The New Era of Real Estate Transparency: Inside FinCEN’s Reporting Rule
- Feb 27
- 3 min read
The landscape in the real estate world is all set to change on March 1, 2026 with the
implementation of the new Financial Crimes Enforcement Network’s (FinCEN) Reporting Rule. FinCEN’s Residential Real Estate Rule targets a longstanding vulnerability: the use of all-cash real estate purchases to hide illicit funds. Historically, criminals have exploited opaque ownership structures like shell companies and trusts to anonymously acquire property. The new rule aims to close that loophole by requiring certain professionals involved in closings and settlements to report qualifying transactions. The rule applies nationwide and focuses on nonfinanced transfers of residential real estate to legal entities or trusts. Transfers directly to individuals and commercial transactions are exempt from this reporting.
The Reporting Rule has been in place since 2016 under Geographic Targeting Orders (GTOs) so it is not entirely new to some parts of the country. GTOs originally covered Miami and New York City, however, the areas covered quickly expanded to 69 counties in 13 states including Washington DC. The push behind the rollout for the entire country is the successful results produced by these GTOs. Based on data provided by FinCEN, 40% of the GTO reports correlated to a bank Suspicious Activity Report and 7% are subject to an ongoing FBI investigation. These numbers highlight the risk involved in real estate transactions funded by cash buyers.
What Does FinCEN Do?
FinCEN was established with the Bank Secrecy Act of 1970 (BSA) as part of the Department of Treasury. BSA was created to assist law enforcement in tracking criminal enterprises, terrorist financing and tax evasion. Financial institutions were added to the BSA umbrella in 1988 as part of the Anti-Drug Abuse Act. For many years, financial institutions have been supplying FinCEN data on real estate borrowers through their Anti-Money Laundering programs. The vulnerability in real estate has been transactions involving legal entities and this new Rule is set to target those transactions. It should be noted that FinCEN is not a law enforcement agency. FinCEN collects financial data from a variety of sources and disseminates that data to law enforcement agencies. FinCEN works with agencies such as the Department of Homeland Security, Internal Revenue
Service, Securities and Exchange Commission and Federal Bureau of Investigation. The
dissemination of data is used in cooperation with international bodies and foreign governments to facilitate a worldwide network. FinCEN’s mission is to engage in public-private partnerships that bring together law enforcement, national security agencies, and financial institutions to help combat financial crime.
The Basics of the New Rule
A transaction becomes reportable when all four of these conditions are met:
The property is residential — onetofourunit structures, land intended for such structures or individual units.
The transfer is nonfinanced — the absence of a loan coming from a bank, mortgage
broker or mortgage banker or other sources that has an AML obligation and whose loans is secured by the property; private and seller financing does not exempt the transaction from reporting.
The buyer is a legal entity or trust — not an individual person.

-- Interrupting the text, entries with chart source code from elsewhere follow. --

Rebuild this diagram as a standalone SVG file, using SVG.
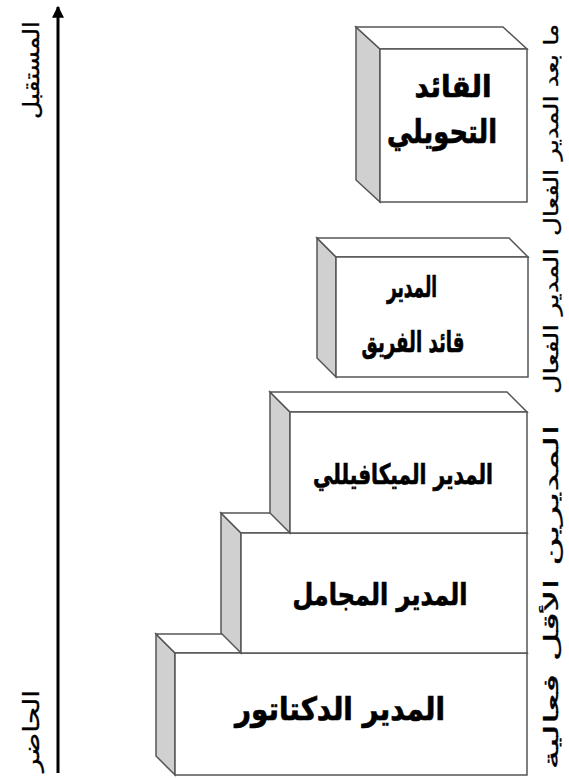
<svg xmlns="http://www.w3.org/2000/svg" width="569" height="778" viewBox="0 0 569 778">
<defs>
<style>
.edge{stroke:#555;stroke-width:1.5;stroke-linejoin:miter}
.front{fill:#fff}
.side{fill:#d0d0d0}
.top{fill:#fff}
.bt{font-family:"DejaVu Sans",sans-serif;font-weight:bold;fill:#000;stroke:#000;stroke-width:0.7;text-anchor:middle}
.lbl{font-family:"DejaVu Sans",sans-serif;fill:#000;stroke:#000;stroke-width:0.3;text-anchor:middle;font-size:20px}
</style>
<marker id="ah" viewBox="0 0 10 10" refX="9" refY="5" markerWidth="4" markerHeight="4" orient="auto" markerUnits="strokeWidth">
<path d="M0,0 L10,5 L0,10 z" fill="#000"/>
</marker>
</defs>
<rect width="569" height="778" fill="#fff"/>

<g id="connectors">
<line x1="58" y1="773" x2="58" y2="7" stroke="#000" stroke-width="3" marker-end="url(#ah)"/>
</g>

<g id="axis-labels">
<text class="lbl" style="font-size:22px" transform="translate(39,70) rotate(-90)" textLength="98" lengthAdjust="spacingAndGlyphs">المستقبل</text>
<text class="lbl" style="font-size:22px" transform="translate(39,731) rotate(-90)" textLength="82" lengthAdjust="spacingAndGlyphs">الحاضر</text>
</g>

<g id="box5">
<polygon class="side edge" points="156,634 175,653 175,775 156,756"/>
<polygon class="top edge" points="156,634 508,634 527,653 175,653"/>
<rect class="front edge" x="175" y="653" width="352" height="122"/>
<text class="bt" x="340" y="720" font-size="32" textLength="210" lengthAdjust="spacingAndGlyphs">المدير الدكتاتور</text>
</g>

<g id="box4">
<polygon class="side edge" points="221,513 241,533 241,653 221,633"/>
<polygon class="top edge" points="221,513 507,513 527,533 241,533"/>
<rect class="front edge" x="241" y="533" width="286" height="120"/>
<text class="bt" x="380" y="605" font-size="30" textLength="175" lengthAdjust="spacingAndGlyphs">المدير المجامل</text>
</g>

<g id="box3">
<polygon class="side edge" points="270,392 290,412 290,533 270,513"/>
<polygon class="top edge" points="270,392 507,392 527,412 290,412"/>
<rect class="front edge" x="290" y="412" width="237" height="121"/>
<text class="bt" x="403" y="484" font-size="28" textLength="180" lengthAdjust="spacingAndGlyphs">المدير الميكافيللي</text>
</g>

<g id="box2">
<polygon class="side edge" points="317,238 336,257 336,377 317,358"/>
<polygon class="top edge" points="317,238 509,238 528,257 336,257"/>
<rect class="front edge" x="336" y="257" width="192" height="120"/>
<text class="bt" x="412" y="297" font-size="29" textLength="50" lengthAdjust="spacingAndGlyphs">المدير</text>
<text class="bt" x="413" y="352" font-size="29" textLength="103" lengthAdjust="spacingAndGlyphs">قائد الفريق</text>
</g>

<g id="box1">
<polygon class="side edge" points="356,27 380,49 380,202 356,180"/>
<polygon class="top edge" points="356,27 503,27 527,49 380,49"/>
<rect class="front edge" x="380" y="49" width="147" height="153"/>
<text class="bt" x="453" y="97" font-size="30" textLength="77" lengthAdjust="spacingAndGlyphs">القائد</text>
<text class="bt" x="442" y="143" font-size="33" textLength="110" lengthAdjust="spacingAndGlyphs">التحويلي</text>
</g>

<g id="side-labels">
<text class="lbl" transform="translate(558,130) rotate(-90)" textLength="212" lengthAdjust="spacingAndGlyphs">ما بعد المدير الفعال</text>
<text class="lbl" transform="translate(558,321) rotate(-90)" textLength="146" lengthAdjust="spacingAndGlyphs">المدير الفعال</text>
<text class="lbl" transform="translate(558,597) rotate(-90)" textLength="345" lengthAdjust="spacingAndGlyphs">المديرين الأقل فعالية</text>
</g>
</svg>
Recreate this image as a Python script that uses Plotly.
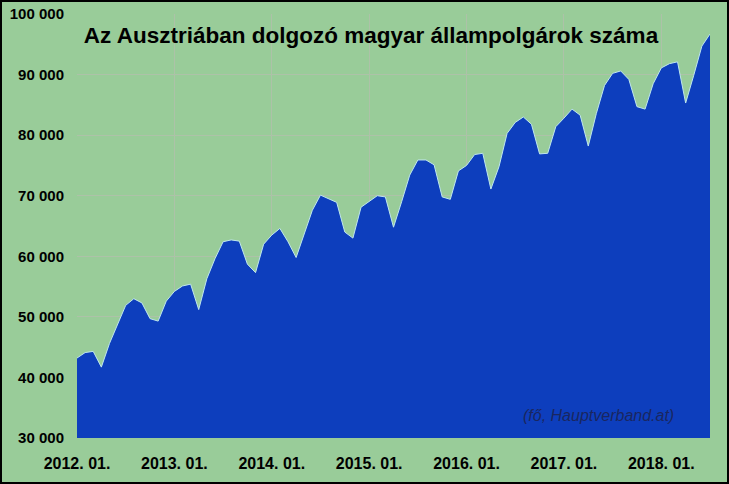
import plotly.graph_objects as go

years = [2012, 2013, 2014, 2015, 2016, 2017, 2018]
values_2012 = [43200, 44100, 44300, 41700, 45600, 48900, 51900, 53000, 52300, 49700, 49300, 52600]
values_2013 = [54200, 55100, 55400, 51200, 56300, 59600, 62400, 62700, 62500, 58700, 57300, 62000]
values_2014 = [63500, 64600, 62400, 59800, 63800, 67600, 70100, 69500, 68900, 64000, 63000, 68100]
values_2015 = [69000, 70000, 69800, 64800, 69000, 73400, 75900, 75900, 75100, 69800, 69400, 74100]
values_2016 = [75000, 76800, 77000, 71100, 74800, 80300, 82100, 83000, 81800, 76900, 77000, 81400]
values_2017 = [82800, 84300, 83300, 78200, 83600, 88200, 90200, 90600, 89200, 84700, 84300, 88500]
values_2018 = [91100, 91800, 92100, 85300, 89900, 94700, 96700]

yearly = [values_2012, values_2013, values_2014, values_2015, values_2016, values_2017, values_2018]
months = []
values = []
for y, vals in zip(years, yearly):
    for i, v in enumerate(vals):
        months.append(f"{y}. {i + 1:02d}.")
        values.append(v)

tick_labels = [f"{y}. 01." for y in years]

title_text = "Az Ausztriában dolgozó magyar állampolgárok száma"
source_text = "(fő, Hauptverband.at)"

W, H = 729, 484
ML, MR, MT, MB = 77, 19, 14, 46
PW, PH = W - ML - MR, H - MT - MB

GREEN = "#99CC99"
BLUE = "#0D3EBD"
GRID = "#ADC2A8"
FONT = "Liberation Sans, Arial, sans-serif"

fig = go.Figure()
fig.add_trace(go.Scatter(
    x=months, y=values, mode="lines", fill="tozeroy",
    fillcolor=BLUE, line=dict(color="#BFE6EE", width=1),
    hoverinfo="x+y", showlegend=False,
))

fig.update_layout(
    width=W, height=H,
    margin=dict(l=ML, r=MR, t=MT, b=MB, autoexpand=False),
    paper_bgcolor=GREEN, plot_bgcolor=GREEN,
    separators=". ",
    font=dict(family=FONT, color="#000000"),
    title=dict(text=f"<b>{title_text}</b>", x=371 / W, xanchor="center",
               y=1 - 35 / H, yanchor="middle",
               font=dict(family=FONT, size=22.5, color="#000000")),
    xaxis=dict(type="category", range=[0, len(months) - 1], automargin=False,
               tickmode="array", tickvals=tick_labels, ticktext=[f"<b>{t}</b>" for t in tick_labels],
               showgrid=True, gridcolor=GRID, gridwidth=1,
               ticks="", ticklabelstandoff=14,
               tickfont=dict(family=FONT, size=16, color="#000000"),
               showline=False, zeroline=False),
    yaxis=dict(range=[30000, 100000], dtick=10000, tickformat=",d", automargin=False,
               showgrid=True, gridcolor=GRID, gridwidth=1,
               ticks="", ticklabelstandoff=12,
               tickfont=dict(family=FONT, size=15, color="#000000"),
               showline=False, zeroline=False),
    annotations=[dict(text=f"<i>{source_text}</i>", xref="paper", yref="paper",
                      x=(598 - ML) / PW, y=(438 - 415.5) / PH,
                      xanchor="center", yanchor="middle", showarrow=False,
                      font=dict(family=FONT, size=16, color="#1A2660"))],
    shapes=[dict(type="rect", xref="paper", yref="paper",
                 x0=(-ML + 1) / PW, x1=1 + (MR - 1) / PW,
                 y0=(-MB + 1) / PH, y1=1 + (MT - 1) / PH,
                 line=dict(color="#000000", width=2), layer="above")],
)

fig.update_xaxes(tickfont_weight="bold")
fig.update_yaxes(tickfont_weight="bold")

fig.write_html("out.html",
               config={"displayModeBar": False},
               post_script="document.body.style.margin='0';document.body.style.overflow='hidden';")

No exception applies — FinCEN outlines specific exemptions from reporting. If all four criteria are met, the closing professional must file a report with FinCEN. The
reporting to FinCEN is triggered by criteria related to the buyer, however, if the transaction is reportable the seller must report their information as well.
The information reported will include:
Identity of the transferee entity or trust
Beneficial owners of the transferee entity or trust
Property details
Source of funds
This information is required to be collected prior to the closing date of the transaction and the report is due the later of 30 days after closing or the last day of the month following the closing date.
Why This Rule Matters
The U.S. real estate market has long been a target for illicit financing. By increasing
transparency, FinCEN aims to strengthen national security, reduce money laundering risks, and level the playing field for legitimate buyers.
Law enforcement agencies will gain better visibility into suspicious property transfers, helping them track criminal networks and foreign adversaries. The new focus on transparency will mitigate the long-standing risks and ultimately allow for more secure transactions for our industry.